Restate all the material verbatim, except for the pictures.

━━━ Recorded data ━━━

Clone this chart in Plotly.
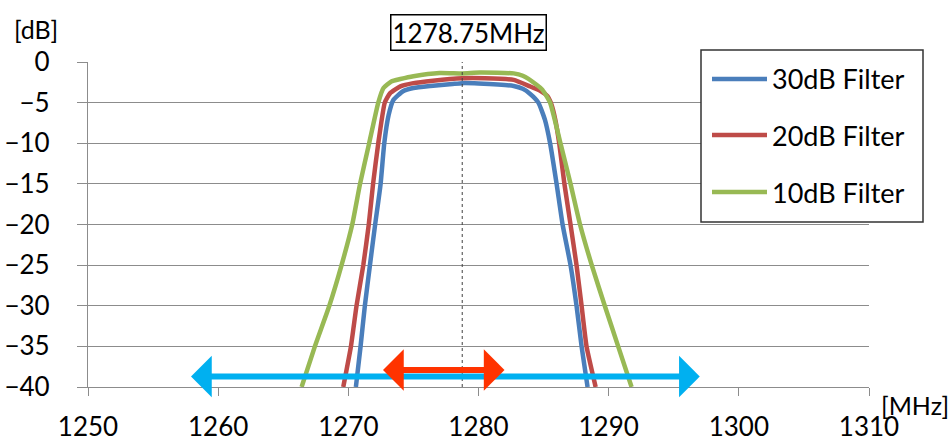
import plotly.graph_objects as go

# ---------------- data ----------------
series_names = ["30dB Filter", "20dB Filter", "10dB Filter"]
series_colors = ["#4A7EBB", "#BE4B48", "#98B954"]

freq_30 = [1270.58, 1270.94, 1271.27, 1271.66, 1272.06, 1272.48, 1272.76, 1273.1, 1273.45, 1274.2,
           1275.0, 1276.3, 1278.0, 1278.75, 1280.0, 1282.7, 1283.4, 1283.95, 1284.6, 1285.1,
           1285.5, 1286.0, 1286.46, 1287.07, 1287.53, 1287.92, 1288.38]
db_30 = [-40, -35, -30, -25, -20, -15, -10, -6.5, -4.7, -3.6,
         -3.2, -2.95, -2.7, -2.6, -2.65, -2.95, -3.3, -3.9, -5.0, -7.1,
         -10, -15, -20, -25, -30, -35, -40]

freq_20 = [1269.61, 1270.2, 1270.63, 1271.15, 1271.57, 1271.9, 1272.3, 1272.8, 1273.2, 1274.0,
           1275.0, 1276.5, 1278.75, 1280.5, 1282.7, 1283.95, 1284.8, 1285.3, 1285.6, 1285.9,
           1286.2, 1286.6, 1287.07, 1287.53, 1287.92, 1288.3, 1289.0]
db_20 = [-40, -35, -30, -25, -20, -15, -10, -5, -3.86, -3.0,
         -2.6, -2.3, -2.0, -2.0, -2.2, -3.0, -3.6, -4.2, -5.2, -7.1,
         -10, -15, -20, -25, -30, -35, -40]

freq_10 = [1266.41, 1267.43, 1268.54, 1269.48, 1270.3, 1270.9, 1271.6, 1272.3, 1272.7, 1273.3,
           1274.0, 1275.0, 1277.0, 1278.75, 1280.1, 1282.7, 1283.4, 1284.46, 1284.9, 1285.5,
           1286.3, 1287.07, 1287.8, 1288.7, 1289.7, 1290.73, 1291.76]
db_10 = [-40, -35, -30, -25, -20, -15, -10, -5, -3.2, -2.4,
         -2.1, -1.75, -1.35, -1.4, -1.3, -1.4, -1.7, -2.8, -3.4, -5,
         -10, -15, -20, -25, -30, -35, -40]

center_freq = 1278.75
center_label = "1278.75MHz"

# double arrows: [start MHz, end MHz, level dB]
wide_arrow = [1257.8, 1297.0, -38.7]
narrow_arrow = [1272.55, 1282.0, -37.9]

x_ticks = [1250, 1260, 1270, 1280, 1290, 1300, 1310]
y_ticks = [0, -5, -10, -15, -20, -25, -30, -35, -40]

# ---------------- layout constants ----------------
W, H = 952, 442
L, R, T, B = 88, 869, 62, 387  # plot area in pixels
FONT = "Lato"
FS = 26
GRID = "#8C8C8C"


def px_x(p):
    return (p - L) / (R - L)


def px_y(p):
    return (B - p) / (B - T)


fig = go.Figure()
for name, col, xs, ys in zip(series_names, series_colors,
                              [freq_30, freq_20, freq_10], [db_30, db_20, db_10]):
    fig.add_trace(go.Scatter(x=xs, y=ys, mode="lines", name=name,
                             line=dict(color=col, width=4.5, shape="spline", smoothing=0.45),
                             showlegend=False))

shapes = []
annotations = []

# center dotted line
shapes.append(dict(type="line", xref="x", yref="y", x0=center_freq, x1=center_freq,
                   y0=y_ticks[-1], y1=y_ticks[0], line=dict(color="#404040", width=1, dash="dot"),
                   layer="above"))

# center label box
annotations.append(dict(x=center_freq, y=px_y(32), xref="x", yref="paper", text=center_label,
                        showarrow=False, xshift=6, font=dict(family=FONT, size=FS, color="black"),
                        bordercolor="black", borderwidth=1.5, borderpad=1, bgcolor="white",
                        xanchor="center", yanchor="middle"))

# arrows
for arr, col in [(wide_arrow, "#00B0F0"), (narrow_arrow, "#FF3300")]:
    annotations.append(dict(x=arr[1], y=arr[2], ax=arr[0], ay=arr[2], xref="x", yref="y",
                            axref="x", ayref="y", text="", showarrow=True,
                            arrowhead=1, startarrowhead=1, arrowside="end+start",
                            arrowwidth=6, arrowsize=1.15, startarrowsize=1.15, arrowcolor=col))

# manual legend
shapes.append(dict(type="rect", xref="paper", yref="paper", x0=px_x(701), x1=px_x(923),
                   y0=px_y(222), y1=px_y(50), line=dict(color="#333333", width=1.5),
                   fillcolor="white", layer="above"))
for i, (name, col) in enumerate(zip(series_names, series_colors)):
    yy = [79, 135, 192][i]
    shapes.append(dict(type="line", xref="paper", yref="paper", x0=px_x(712), x1=px_x(767),
                       y0=px_y(yy), y1=px_y(yy), line=dict(color=col, width=4.5), layer="above"))
    annotations.append(dict(x=px_x(770), y=px_y(yy), xref="paper", yref="paper", text=name,
                            showarrow=False, xanchor="left", yanchor="middle",
                            font=dict(family=FONT, size=FS + 1, color="black")))

# axis unit labels
annotations.append(dict(x=px_x(36), y=px_y(29), xref="paper", yref="paper", text="[dB]",
                        showarrow=False, xanchor="center", yanchor="middle",
                        font=dict(family=FONT, size=FS - 1, color="black")))
annotations.append(dict(x=px_x(915), y=px_y(405), xref="paper", yref="paper", text="[MHz]",
                        showarrow=False, xanchor="center", yanchor="middle",
                        font=dict(family=FONT, size=FS - 1, color="black")))

fig.update_layout(
    width=W, height=H,
    margin=dict(l=L, r=W - R, t=T, b=H - B, autoexpand=False),
    paper_bgcolor="white", plot_bgcolor="white",
    font=dict(family=FONT, size=FS, color="black"),
    shapes=shapes, annotations=annotations, showlegend=False,
    xaxis=dict(range=[x_ticks[0], x_ticks[-1]], tickvals=x_ticks, showgrid=False, zeroline=False,
               showline=True, linecolor=GRID, linewidth=1.3, ticks="outside", ticklen=8,
               tickcolor=GRID, tickwidth=1.3, ticklabelstandoff=9,
               tickfont=dict(family=FONT, size=FS, color="black")),
    yaxis=dict(range=[y_ticks[-1], y_ticks[0]], tickvals=y_ticks, showgrid=True, gridcolor=GRID,
               gridwidth=1.3, zeroline=False, showline=True, linecolor=GRID, linewidth=1.3,
               ticks="outside", ticklen=10, tickcolor=GRID, tickwidth=1.3, ticklabelstandoff=22,
               tickfont=dict(family=FONT, size=FS, color="black")),
)

fig.write_html("out.html")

━━━

Exercise result:
Clone this chart in Plotly.
import plotly.graph_objects as go

# ---------------- data ----------------
series_names = ["30dB Filter", "20dB Filter", "10dB Filter"]
series_colors = ["#4A7EBB", "#BE4B48", "#98B954"]

freq_30 = [1270.58, 1270.94, 1271.27, 1271.66, 1272.06, 1272.48, 1272.76, 1273.1, 1273.45, 1274.2,
           1275.0, 1276.3, 1278.0, 1278.75, 1280.0, 1282.7, 1283.4, 1283.95, 1284.6, 1285.1,
           1285.5, 1286.0, 1286.46, 1287.07, 1287.53, 1287.92, 1288.38]
db_30 = [-40, -35, -30, -25, -20, -15, -10, -6.5, -4.7, -3.6,
         -3.2, -2.95, -2.7, -2.6, -2.65, -2.95, -3.3, -3.9, -5.0, -7.1,
         -10, -15, -20, -25, -30, -35, -40]

freq_20 = [1269.61, 1270.2, 1270.63, 1271.15, 1271.57, 1271.9, 1272.3, 1272.8, 1273.2, 1274.0,
           1275.0, 1276.5, 1278.75, 1280.5, 1282.7, 1283.95, 1284.8, 1285.3, 1285.6, 1285.9,
           1286.2, 1286.6, 1287.07, 1287.53, 1287.92, 1288.3, 1289.0]
db_20 = [-40, -35, -30, -25, -20, -15, -10, -5, -3.86, -3.0,
         -2.6, -2.3, -2.0, -2.0, -2.2, -3.0, -3.6, -4.2, -5.2, -7.1,
         -10, -15, -20, -25, -30, -35, -40]

freq_10 = [1266.41, 1267.43, 1268.54, 1269.48, 1270.3, 1270.9, 1271.6, 1272.3, 1272.7, 1273.3,
           1274.0, 1275.0, 1277.0, 1278.75, 1280.1, 1282.7, 1283.4, 1284.46, 1284.9, 1285.5,
           1286.3, 1287.07, 1287.8, 1288.7, 1289.7, 1290.73, 1291.76]
db_10 = [-40, -35, -30, -25, -20, -15, -10, -5, -3.2, -2.4,
         -2.1, -1.75, -1.35, -1.4, -1.3, -1.4, -1.7, -2.8, -3.4, -5,
         -10, -15, -20, -25, -30, -35, -40]

center_freq = 1278.75
center_label = "1278.75MHz"

# double arrows: [start MHz, end MHz, level dB]
wide_arrow = [1257.8, 1297.0, -38.7]
narrow_arrow = [1272.55, 1282.0, -37.9]

x_ticks = [1250, 1260, 1270, 1280, 1290, 1300, 1310]
y_ticks = [0, -5, -10, -15, -20, -25, -30, -35, -40]

# ---------------- layout constants ----------------
W, H = 952, 442
L, R, T, B = 88, 869, 62, 387  # plot area in pixels
FONT = "Lato"
FS = 26
GRID = "#8C8C8C"


def px_x(p):
    return (p - L) / (R - L)


def px_y(p):
    return (B - p) / (B - T)


fig = go.Figure()
for name, col, xs, ys in zip(series_names, series_colors,
                              [freq_30, freq_20, freq_10], [db_30, db_20, db_10]):
    fig.add_trace(go.Scatter(x=xs, y=ys, mode="lines", name=name,
                             line=dict(color=col, width=4.5, shape="spline", smoothing=0.45),
                             showlegend=False))

shapes = []
annotations = []

# center dotted line
shapes.append(dict(type="line", xref="x", yref="y", x0=center_freq, x1=center_freq,
                   y0=y_ticks[-1], y1=y_ticks[0], line=dict(color="#404040", width=1, dash="dot"),
                   layer="above"))

# center label box
annotations.append(dict(x=center_freq, y=px_y(32), xref="x", yref="paper", text=center_label,
                        showarrow=False, xshift=6, font=dict(family=FONT, size=FS, color="black"),
                        bordercolor="black", borderwidth=1.5, borderpad=1, bgcolor="white",
                        xanchor="center", yanchor="middle"))

# arrows
for arr, col in [(wide_arrow, "#00B0F0"), (narrow_arrow, "#FF3300")]:
    annotations.append(dict(x=arr[1], y=arr[2], ax=arr[0], ay=arr[2], xref="x", yref="y",
                            axref="x", ayref="y", text="", showarrow=True,
                            arrowhead=1, startarrowhead=1, arrowside="end+start",
                            arrowwidth=6, arrowsize=1.15, startarrowsize=1.15, arrowcolor=col))

# manual legend
shapes.append(dict(type="rect", xref="paper", yref="paper", x0=px_x(701), x1=px_x(923),
                   y0=px_y(222), y1=px_y(50), line=dict(color="#333333", width=1.5),
                   fillcolor="white", layer="above"))
for i, (name, col) in enumerate(zip(series_names, series_colors)):
    yy = [79, 135, 192][i]
    shapes.append(dict(type="line", xref="paper", yref="paper", x0=px_x(712), x1=px_x(767),
                       y0=px_y(yy), y1=px_y(yy), line=dict(color=col, width=4.5), layer="above"))
    annotations.append(dict(x=px_x(770), y=px_y(yy), xref="paper", yref="paper", text=name,
                            showarrow=False, xanchor="left", yanchor="middle",
                            font=dict(family=FONT, size=FS + 1, color="black")))

# axis unit labels
annotations.append(dict(x=px_x(36), y=px_y(29), xref="paper", yref="paper", text="[dB]",
                        showarrow=False, xanchor="center", yanchor="middle",
                        font=dict(family=FONT, size=FS - 1, color="black")))
annotations.append(dict(x=px_x(915), y=px_y(405), xref="paper", yref="paper", text="[MHz]",
                        showarrow=False, xanchor="center", yanchor="middle",
                        font=dict(family=FONT, size=FS - 1, color="black")))

fig.update_layout(
    width=W, height=H,
    margin=dict(l=L, r=W - R, t=T, b=H - B, autoexpand=False),
    paper_bgcolor="white", plot_bgcolor="white",
    font=dict(family=FONT, size=FS, color="black"),
    shapes=shapes, annotations=annotations, showlegend=False,
    xaxis=dict(range=[x_ticks[0], x_ticks[-1]], tickvals=x_ticks, showgrid=False, zeroline=False,
               showline=True, linecolor=GRID, linewidth=1.3, ticks="outside", ticklen=8,
               tickcolor=GRID, tickwidth=1.3, ticklabelstandoff=9,
               tickfont=dict(family=FONT, size=FS, color="black")),
    yaxis=dict(range=[y_ticks[-1], y_ticks[0]], tickvals=y_ticks, showgrid=True, gridcolor=GRID,
               gridwidth=1.3, zeroline=False, showline=True, linecolor=GRID, linewidth=1.3,
               ticks="outside", ticklen=10, tickcolor=GRID, tickwidth=1.3, ticklabelstandoff=22,
               tickfont=dict(family=FONT, size=FS, color="black")),
)

fig.write_html("out.html")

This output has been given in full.